Everything in observe, plus AI-powered root cause analysis when multiple alerts fire together. Uses Claude Haiku with a monthly budget cap.
Full closed loop. Everything in diagnose, plus aggressive remediations that involve restarting healthy-but-heavy containers to free resources.

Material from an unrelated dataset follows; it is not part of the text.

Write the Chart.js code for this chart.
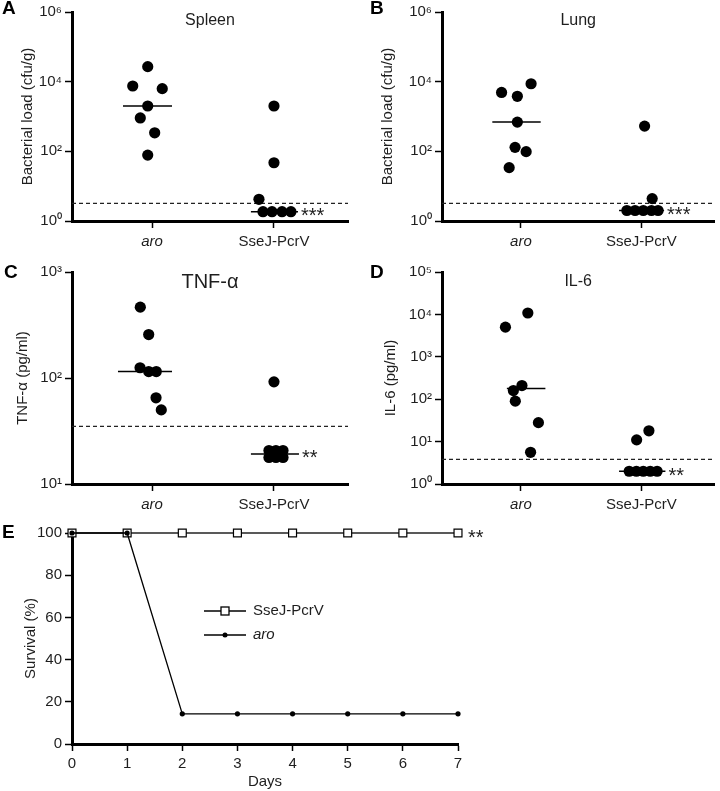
<!DOCTYPE html>
<html>
<head>
<meta charset="utf-8">
<script src="https://cdn.jsdelivr.net/npm/chart.js@4.4.1/dist/chart.umd.min.js"></script>
<style>
  body { margin: 0; background: #fff; }
  #wrap { position: relative; width: 720px; height: 791px; }
  canvas { position: absolute; }
</style>
</head>
<body>
<div id="wrap">
  <canvas id="cA"></canvas>
  <canvas id="cB"></canvas>
  <canvas id="cC"></canvas>
  <canvas id="cD"></canvas>
  <canvas id="cE"></canvas>
</div>
<script>
// ---- data ----
const groups = ['aro', 'SseJ-PcrV'];

// A  Spleen (cfu/g)
const spleenAro = [27000, 7500, 6300, 2000, 910, 340, 78];
const spleenAroX = [0.965, 0.842, 1.084, 0.965, 0.904, 1.022, 0.965];
const spleenVac = [2000, 47, 4.2, 1.85, 1.85, 1.85, 1.85];
const spleenVacX = [2, 2, 1.877, 1.91, 1.984, 2.066, 2.139];
const spleenMedian = [2000, 1.85];
const spleenLimit = 3.2;

// B  Lung (cfu/g)
const lungAro = [4900, 3800, 8700, 690, 130, 98, 34];
const lungAroX = [0.839, 0.97, 1.084, 0.97, 0.951, 1.043, 0.902];
const lungVac = [530, 4.4, 2, 2, 2, 2, 2];
const lungVacX = [2.027, 2.09, 1.88, 1.948, 2.016, 2.084, 2.139];
const lungMedian = [690, 2];
const lungLimit = 3.2;

// C  TNF-alpha (pg/ml)
const tnfAro = [466, 257, 125, 115, 115, 65, 50];
const tnfAroX = [0.904, 0.973, 0.902, 0.973, 1.035, 1.033, 1.076];
const tnfVac = [92, 20.7, 20.7, 20.7, 17.8, 17.8, 17.8];
const tnfVacX = [2, 1.959, 2.016, 2.074, 1.959, 2.016, 2.074];
const tnfMedian = [115, 19.2];
const tnfLimit = 35;

// D  IL-6 (pg/ml)
const il6Aro = [5000, 10800, 210, 160, 90, 28, 5.6];
const il6AroX = [0.871, 1.057, 1.008, 0.937, 0.953, 1.145, 1.08];
const il6Vac = [18, 11, 2, 2, 2, 2, 2];
const il6VacX = [2.063, 1.961, 1.899, 1.959, 2.016, 2.074, 2.131];
const il6Median = [178, 2];
const il6Limit = 3.8;

// E  survival
const days = [0, 1, 2, 3, 4, 5, 6, 7];
const survivalVac = [100, 100, 100, 100, 100, 100, 100, 100];
const survivalAro = [100, 100, 14.3, 14.3, 14.3, 14.3, 14.3, 14.3];
const survivalTicks = [0, 20, 40, 60, 80, 100];

// ---- styling ----
const FONT = '"Liberation Sans", Arial, sans-serif';
const INK = '#1e1e1e';
const SUP = ['\u2070', '\u00b9', '\u00b2', '\u00b3', '\u2074', '\u2075', '\u2076'];

function pts(xs, ys) {
  return ys.map((y, i) => ({ x: xs[i], y: y }));
}

function axisBase() {
  return {
    border: { display: true, color: '#000', width: 3 },
    grid: { display: true, drawOnChartArea: false, drawTicks: true, tickLength: 7, tickWidth: 1.5, tickColor: '#000' }
  };
}

function groupPanel(p) {
  const cv = document.getElementById(p.id);
  cv.width = p.w; cv.height = p.h;
  cv.style.left = p.left + 'px'; cv.style.top = p.top + 'px';

  const annot = {
    id: 'annot' + p.id,
    afterDraw(chart) {
      const c = chart.ctx, xs = chart.scales.x, ys = chart.scales.y;
      c.save();
      c.fillStyle = '#000';
      c.font = 'bold 19px ' + FONT;
      c.textAlign = 'left'; c.textBaseline = 'middle';
      c.fillText(p.letter, p.letterPos[0], p.letterPos[1]);
      c.fillStyle = INK;
      c.font = p.titleSize + 'px ' + FONT;
      c.textAlign = 'center';
      c.fillText(p.title, (chart.chartArea.left + chart.chartArea.right) / 2, p.titleY);
      c.font = '20px ' + FONT;
      c.textAlign = 'left';
      c.fillText(p.stars, xs.getPixelForValue(p.span[1][1]) + 3, ys.getPixelForValue(p.median[1]) + 5);
      c.restore();
    }
  };

  return new Chart(cv, {
    type: 'scatter',
    data: {
      datasets: [
        { data: pts(p.ax, p.ay), backgroundColor: '#000', borderWidth: 0, pointRadius: 5.6, clip: false },
        { data: pts(p.vx, p.vy), backgroundColor: '#000', borderWidth: 0, pointRadius: 5.6, clip: false },
        { type: 'line', data: [{ x: p.span[0][0], y: p.median[0] }, { x: p.span[0][1], y: p.median[0] }],
          borderColor: '#000', borderWidth: 1.5, pointRadius: 0 },
        { type: 'line', data: [{ x: p.span[1][0], y: p.median[1] }, { x: p.span[1][1], y: p.median[1] }],
          borderColor: '#000', borderWidth: 1.5, pointRadius: 0 },
        { type: 'line', data: [{ x: p.xMin, y: p.limit }, { x: p.xMax, y: p.limit }],
          borderColor: '#222', borderWidth: 1.4, borderDash: [4, 3], pointRadius: 0 }
      ]
    },
    options: {
      responsive: false,
      animation: false,
      events: [],
      layout: { padding: { left: 0, top: p.area.t, right: p.w - p.area.r, bottom: 0 } },
      plugins: { legend: { display: false }, tooltip: { enabled: false } },
      scales: {
        x: Object.assign(axisBase(), {
          type: 'linear', min: p.xMin, max: p.xMax,
          afterFit(s) { s.height = p.h - p.area.b; },
          afterBuildTicks(s) { s.ticks = [{ value: 1 }, { value: 2 }]; },
          ticks: {
            autoSkip: false, maxRotation: 0, padding: 5, color: INK,
            font: (ctx) => ({ family: FONT, size: 15, style: ctx.index === 0 ? 'italic' : 'normal' }),
            callback: (v) => groups[v - 1]
          }
        }),
        y: Object.assign(axisBase(), {
          type: 'logarithmic', min: p.yMin, max: p.yMax,
          afterFit(s) { s.width = p.area.l; },
          afterBuildTicks(s) { s.ticks = p.yTicks.map(v => ({ value: v })); },
          ticks: {
            padding: 3, color: INK, font: { family: FONT, size: 15 },
            callback: (v) => '10' + SUP[Math.round(Math.log10(v))]
          },
          title: { display: true, text: p.yTitle, color: INK, font: { family: FONT, size: 15 }, padding: { top: p.yTitlePad } }
        })
      }
    },
    plugins: [annot]
  });
}

const aroTick = { xMin: 0.344, xMax: 2.607 };

groupPanel(Object.assign({
  id: 'cA', left: 0, top: 0, w: 360, h: 260, area: { l: 72, t: 12, r: 348, b: 221 },
  yMin: 1, yMax: 1e6, yTicks: [1, 1e2, 1e4, 1e6], yTitle: 'Bacterial load (cfu/g)', yTitlePad: 19,
  letter: 'A', letterPos: [2, 9], title: 'Spleen', titleSize: 16, titleY: 21,
  ax: spleenAroX, ay: spleenAro, vx: spleenVacX, vy: spleenVac, median: spleenMedian,
  span: [[0.762, 1.164], [1.811, 2.197]], limit: spleenLimit, stars: '***'
}, aroTick));

groupPanel(Object.assign({
  id: 'cB', left: 360, top: 0, w: 360, h: 260, area: { l: 82, t: 12, r: 358, b: 221 },
  yMin: 1, yMax: 1e6, yTicks: [1, 1e2, 1e4, 1e6], yTitle: 'Bacterial load (cfu/g)', yTitlePad: 19,
  letter: 'B', letterPos: [10, 9], title: 'Lung', titleSize: 16, titleY: 21,
  ax: lungAroX, ay: lungAro, vx: lungVacX, vy: lungVac, median: lungMedian,
  span: [[0.762, 1.164], [1.815, 2.189]], limit: lungLimit, stars: '***'
}, aroTick));

groupPanel(Object.assign({
  id: 'cC', left: 0, top: 250, w: 360, h: 270, area: { l: 72, t: 22, r: 348, b: 234 },
  yMin: 10, yMax: 1000, yTicks: [10, 100, 1000], yTitle: 'TNF-\u03b1 (pg/ml)', yTitlePad: 14,
  letter: 'C', letterPos: [4, 23], title: 'TNF-\u03b1', titleSize: 20, titleY: 32,
  ax: tnfAroX, ay: tnfAro, vx: tnfVacX, vy: tnfVac, median: tnfMedian,
  span: [[0.721, 1.164], [1.811, 2.205]], limit: tnfLimit, stars: '**'
}, aroTick));

groupPanel(Object.assign({
  id: 'cD', left: 360, top: 250, w: 360, h: 270, area: { l: 82, t: 22, r: 358, b: 234 },
  yMin: 1, yMax: 1e5, yTicks: [1, 10, 100, 1e3, 1e4, 1e5], yTitle: 'IL-6 (pg/ml)', yTitlePad: 22,
  letter: 'D', letterPos: [10, 23], title: 'IL-6', titleSize: 16, titleY: 32,
  ax: il6AroX, ay: il6Aro, vx: il6VacX, vy: il6Vac, median: il6Median,
  span: [[0.883, 1.203], [1.815, 2.2]], limit: il6Limit, stars: '**'
}, aroTick));

// ---- E: survival ----
(function () {
  const cv = document.getElementById('cE');
  const W = 720, H = 276, area = { l: 72, t: 18, r: 458, b: 229 };
  cv.width = W; cv.height = H;
  cv.style.left = '0px'; cv.style.top = '515px';

  const extras = {
    id: 'survExtras',
    afterDraw(chart) {
      const c = chart.ctx, xs = chart.scales.x, ys = chart.scales.y;
      c.save();
      c.fillStyle = '#000';
      c.font = 'bold 19px ' + FONT;
      c.textBaseline = 'middle';
      c.fillText('E', 2, 18);
      c.fillStyle = INK;
      c.font = '20px ' + FONT;
      c.fillText('**', xs.getPixelForValue(days[days.length - 1]) + 10, ys.getPixelForValue(survivalVac[7]) + 5);

      // legend
      const lx = 204, lw = 42;
      const rows = [
        { y: 96, label: 'SseJ-PcrV', italic: false, square: true },
        { y: 120, label: 'aro', italic: true, square: false }
      ];
      rows.forEach(r => {
        c.strokeStyle = '#000'; c.lineWidth = 1.3;
        c.beginPath(); c.moveTo(lx, r.y); c.lineTo(lx + lw, r.y); c.stroke();
        if (r.square) {
          c.fillStyle = '#fff';
          c.fillRect(lx + lw / 2 - 4, r.y - 4, 8, 8);
          c.strokeRect(lx + lw / 2 - 4, r.y - 4, 8, 8);
        } else {
          c.fillStyle = '#000';
          c.beginPath(); c.arc(lx + lw / 2, r.y, 2.5, 0, Math.PI * 2); c.fill();
        }
        c.fillStyle = INK;
        c.font = (r.italic ? 'italic ' : '') + '15px ' + FONT;
        c.textAlign = 'left';
        c.fillText(r.label, lx + lw + 7, r.y);
      });
      c.restore();
    }
  };

  new Chart(cv, {
    type: 'line',
    data: {
      datasets: [
        { label: 'aro', data: pts(days, survivalAro), borderColor: '#000', borderWidth: 1.3,
          pointRadius: 2.6, pointBackgroundColor: '#000', pointBorderWidth: 0, clip: false },
        { label: 'SseJ-PcrV', data: pts(days, survivalVac), borderColor: '#222', borderWidth: 1.3,
          pointStyle: 'rect', pointRadius: 5.6, pointBackgroundColor: '#fff', pointBorderColor: '#000',
          pointBorderWidth: 1.2, clip: false }
      ]
    },
    options: {
      responsive: false,
      animation: false,
      events: [],
      layout: { padding: { left: 0, top: area.t, right: W - area.r, bottom: 0 } },
      plugins: { legend: { display: false }, tooltip: { enabled: false } },
      scales: {
        x: Object.assign(axisBase(), {
          type: 'linear', min: 0, max: 7,
          afterFit(s) { s.height = H - area.b; },
          ticks: { stepSize: 1, padding: 4, color: INK, font: { family: FONT, size: 15 } },
          title: { display: true, text: 'Days', color: INK, font: { family: FONT, size: 15 }, padding: { bottom: 0 } }
        }),
        y: Object.assign(axisBase(), {
          type: 'linear', min: 0, max: 100,
          afterFit(s) { s.width = area.l; },
          afterBuildTicks(s) { s.ticks = survivalTicks.map(v => ({ value: v })); },
          ticks: { padding: 3, color: INK, font: { family: FONT, size: 15 } },
          title: { display: true, text: 'Survival (%)', color: INK, font: { family: FONT, size: 15 }, padding: { top: 22 } }
        })
      }
    },
    plugins: [extras]
  });
})();
</script>
</body>
</html>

| Metric | Threshold | Action | Min. Mode |
|---|---|---|---|
| Disk usage | ≥ 85% | Light prune | observe |
| Disk usage | ≥ 90% | Full prune + log cleanup | diagnose |
| Memory usage | ≥ 90% | Restart heaviest container | auto |
| CPU sustained | ≥ 95% | Alert only | observe |
| Container health | unhealthy > 2 min | Restart (3/hr limit) | observe |
| TLS cert expiry | < 7 days | Alert (Caddy auto-renews) | observe |
| Backup freshness | > 26 hours | Alert | observe |
| Correlated alerts | ≥ 2 simultaneous | AI root cause analysis | diagnose |
| Command | Description |
|---|---|
/sre status | Current mode, budget, container health, resource usage |
/sre incidents | Last 5 incidents with triggers and actions taken |
/sre off | Switch to off mode |
/sre observe | Switch to observe mode |
/sre diagnose | Switch to diagnose mode |
/sre auto | Switch to auto mode |
Claude Haiku API calls are capped at €5.00/month. Budget resets on the 1st of each month. If budget hits 80%, a warning is sent via Telegram. At 100%, the agent auto-downgrades to observe mode.
| Event | Action |
|---|---|
| Budget ≥ 80% | Telegram warning |
| Budget ≥ 100% | Auto-downgrade to observe mode + Telegram alert |
| New month | Budget resets to €0.00 |
| Source | Method | Interval |
|---|---|---|
| CPU / Memory | /proc/stat, /proc/meminfo | Every poll cycle (60s) |
| Disk | df | Every poll cycle |
| Containers | docker/podman ps --format json | Every poll cycle |
| Caddy metrics | HTTP GET /metrics | Every poll cycle |
| TLS certificates | Caddy admin API /certificates | Every poll cycle |
| Backups | restic snapshots --json --latest 1 | Every poll cycle |
| Incidents | Local JSONL file | Appended on alert |